Write out the listing below in full and exactly, leaving out every picture.
==*==
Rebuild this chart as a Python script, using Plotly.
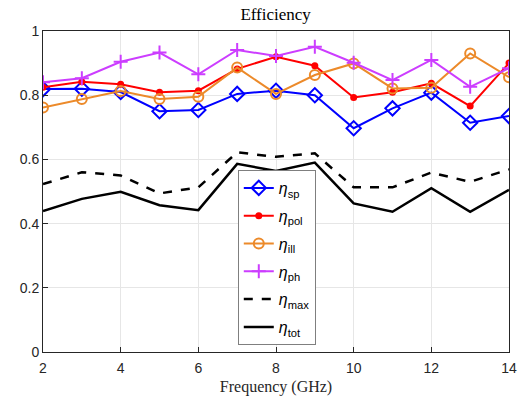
import plotly.graph_objects as go

freq = [2, 3, 4, 5, 6, 7, 8, 9, 10, 11, 12, 13, 14]
eta_sp = [0.819, 0.82, 0.81, 0.75, 0.754, 0.804, 0.814, 0.80, 0.697, 0.759, 0.808, 0.714, 0.735]
eta_pol = [0.825, 0.842, 0.834, 0.809, 0.814, 0.882, 0.92, 0.892, 0.793, 0.809, 0.837, 0.766, 0.90]
eta_ill = [0.762, 0.788, 0.813, 0.788, 0.795, 0.886, 0.804, 0.863, 0.899, 0.821, 0.823, 0.93, 0.856]
eta_ph = [0.84, 0.853, 0.904, 0.933, 0.865, 0.941, 0.922, 0.951, 0.901, 0.847, 0.91, 0.826, 0.884]
eta_max = [0.523, 0.56, 0.55, 0.494, 0.513, 0.622, 0.608, 0.619, 0.513, 0.513, 0.559, 0.53, 0.569]
eta_tot = [0.439, 0.477, 0.499, 0.457, 0.442, 0.586, 0.564, 0.59, 0.463, 0.437, 0.51, 0.437, 0.505]

x_ticks = [2, 4, 6, 8, 10, 12, 14]
y_ticks = [0, 0.2, 0.4, 0.6, 0.8, 1]
y_tick_labels = ["0", "0.2", "0.4", "0.6", "0.8", "1"]

fig = go.Figure()
fig.add_trace(go.Scatter(x=freq, y=eta_sp, mode="lines+markers", name="<i>η</i><sub>sp</sub>", legendgroup="a",
                         line=dict(color="#0000FF", width=2),
                         marker=dict(symbol="diamond-open", size=11, color="#0000FF", line=dict(width=2))))
fig.add_trace(go.Scatter(x=freq, y=eta_pol, mode="lines+markers", name="<i>η</i><sub>pol</sub>", legendgroup="b",
                         line=dict(color="#FF0000", width=2),
                         marker=dict(symbol="circle", size=7, color="#FF0000")))
fig.add_trace(go.Scatter(x=freq, y=eta_ill, mode="lines+markers", name="<i>η</i><sub>ill</sub>", legendgroup="c",
                         line=dict(color="#EC8A2A", width=2),
                         marker=dict(symbol="circle-open", size=10, color="#EC8A2A", line=dict(width=2))))
fig.add_trace(go.Scatter(x=freq, y=eta_ph, mode="lines+markers", name="<i>η</i><sub>ph</sub>", legendgroup="d",
                         line=dict(color="#CC3DFF", width=2),
                         marker=dict(symbol="cross-thin-open", size=10, color="#CC3DFF", line=dict(width=2, color="#CC3DFF"))))
fig.add_trace(go.Scatter(x=freq, y=eta_max, mode="lines", name="<i>η</i><sub>max</sub>", legendgroup="e",
                         line=dict(color="black", width=2.5, dash="dash")))
fig.add_trace(go.Scatter(x=freq, y=eta_tot, mode="lines", name="<i>η</i><sub>tot</sub>", legendgroup="f",
                         line=dict(color="black", width=2.5)))

axis_common = dict(showline=True, linecolor="#262626", linewidth=1, mirror=True,
                   ticks="inside", ticklen=5, tickcolor="#262626", automargin=False,
                   showgrid=True, gridcolor="#E6E6E6", gridwidth=1, zeroline=False,
                   tickfont=dict(family="Liberation Sans, Arial", size=14, color="#262626"))

fig.update_layout(
    width=525, height=402,
    margin=dict(l=43, r=16, t=31, b=50),
    paper_bgcolor="white", plot_bgcolor="white",
    title=dict(text="Efficiency", x=0.525, xanchor="center", y=0.965, yanchor="middle",
               font=dict(family="Liberation Serif, DejaVu Serif, serif", size=17, color="black")),
    xaxis=dict(range=[2, 14], tickvals=x_ticks, ticklabelstandoff=3,
               title=dict(text="Frequency (GHz)", standoff=6,
                          font=dict(family="Liberation Serif, DejaVu Serif, serif", size=16, color="#262626")),
               **axis_common),
    yaxis=dict(range=[0, 1], tickvals=y_ticks, ticktext=y_tick_labels, **axis_common),
    legend=dict(x=0.418, y=0.567, xanchor="left", yanchor="top",
                bgcolor="white", bordercolor="#7F7F7F", borderwidth=1,
                font=dict(family="Liberation Sans, Arial", size=16, color="black"),
                itemwidth=30, tracegroupgap=4),
    showlegend=True,
)

fig.write_html("out.html")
==*==
[SOLVED PROBLEM]
Rebuild this chart as a Python script, using Plotly.
import plotly.graph_objects as go

freq = [2, 3, 4, 5, 6, 7, 8, 9, 10, 11, 12, 13, 14]
eta_sp = [0.819, 0.82, 0.81, 0.75, 0.754, 0.804, 0.814, 0.80, 0.697, 0.759, 0.808, 0.714, 0.735]
eta_pol = [0.825, 0.842, 0.834, 0.809, 0.814, 0.882, 0.92, 0.892, 0.793, 0.809, 0.837, 0.766, 0.90]
eta_ill = [0.762, 0.788, 0.813, 0.788, 0.795, 0.886, 0.804, 0.863, 0.899, 0.821, 0.823, 0.93, 0.856]
eta_ph = [0.84, 0.853, 0.904, 0.933, 0.865, 0.941, 0.922, 0.951, 0.901, 0.847, 0.91, 0.826, 0.884]
eta_max = [0.523, 0.56, 0.55, 0.494, 0.513, 0.622, 0.608, 0.619, 0.513, 0.513, 0.559, 0.53, 0.569]
eta_tot = [0.439, 0.477, 0.499, 0.457, 0.442, 0.586, 0.564, 0.59, 0.463, 0.437, 0.51, 0.437, 0.505]

x_ticks = [2, 4, 6, 8, 10, 12, 14]
y_ticks = [0, 0.2, 0.4, 0.6, 0.8, 1]
y_tick_labels = ["0", "0.2", "0.4", "0.6", "0.8", "1"]

fig = go.Figure()
fig.add_trace(go.Scatter(x=freq, y=eta_sp, mode="lines+markers", name="<i>η</i><sub>sp</sub>", legendgroup="a",
                         line=dict(color="#0000FF", width=2),
                         marker=dict(symbol="diamond-open", size=11, color="#0000FF", line=dict(width=2))))
fig.add_trace(go.Scatter(x=freq, y=eta_pol, mode="lines+markers", name="<i>η</i><sub>pol</sub>", legendgroup="b",
                         line=dict(color="#FF0000", width=2),
                         marker=dict(symbol="circle", size=7, color="#FF0000")))
fig.add_trace(go.Scatter(x=freq, y=eta_ill, mode="lines+markers", name="<i>η</i><sub>ill</sub>", legendgroup="c",
                         line=dict(color="#EC8A2A", width=2),
                         marker=dict(symbol="circle-open", size=10, color="#EC8A2A", line=dict(width=2))))
fig.add_trace(go.Scatter(x=freq, y=eta_ph, mode="lines+markers", name="<i>η</i><sub>ph</sub>", legendgroup="d",
                         line=dict(color="#CC3DFF", width=2),
                         marker=dict(symbol="cross-thin-open", size=10, color="#CC3DFF", line=dict(width=2, color="#CC3DFF"))))
fig.add_trace(go.Scatter(x=freq, y=eta_max, mode="lines", name="<i>η</i><sub>max</sub>", legendgroup="e",
                         line=dict(color="black", width=2.5, dash="dash")))
fig.add_trace(go.Scatter(x=freq, y=eta_tot, mode="lines", name="<i>η</i><sub>tot</sub>", legendgroup="f",
                         line=dict(color="black", width=2.5)))

axis_common = dict(showline=True, linecolor="#262626", linewidth=1, mirror=True,
                   ticks="inside", ticklen=5, tickcolor="#262626", automargin=False,
                   showgrid=True, gridcolor="#E6E6E6", gridwidth=1, zeroline=False,
                   tickfont=dict(family="Liberation Sans, Arial", size=14, color="#262626"))

fig.update_layout(
    width=525, height=402,
    margin=dict(l=43, r=16, t=31, b=50),
    paper_bgcolor="white", plot_bgcolor="white",
    title=dict(text="Efficiency", x=0.525, xanchor="center", y=0.965, yanchor="middle",
               font=dict(family="Liberation Serif, DejaVu Serif, serif", size=17, color="black")),
    xaxis=dict(range=[2, 14], tickvals=x_ticks, ticklabelstandoff=3,
               title=dict(text="Frequency (GHz)", standoff=6,
                          font=dict(family="Liberation Serif, DejaVu Serif, serif", size=16, color="#262626")),
               **axis_common),
    yaxis=dict(range=[0, 1], tickvals=y_ticks, ticktext=y_tick_labels, **axis_common),
    legend=dict(x=0.418, y=0.567, xanchor="left", yanchor="top",
                bgcolor="white", bordercolor="#7F7F7F", borderwidth=1,
                font=dict(family="Liberation Sans, Arial", size=16, color="black"),
                itemwidth=30, tracegroupgap=4),
    showlegend=True,
)

fig.write_html("out.html")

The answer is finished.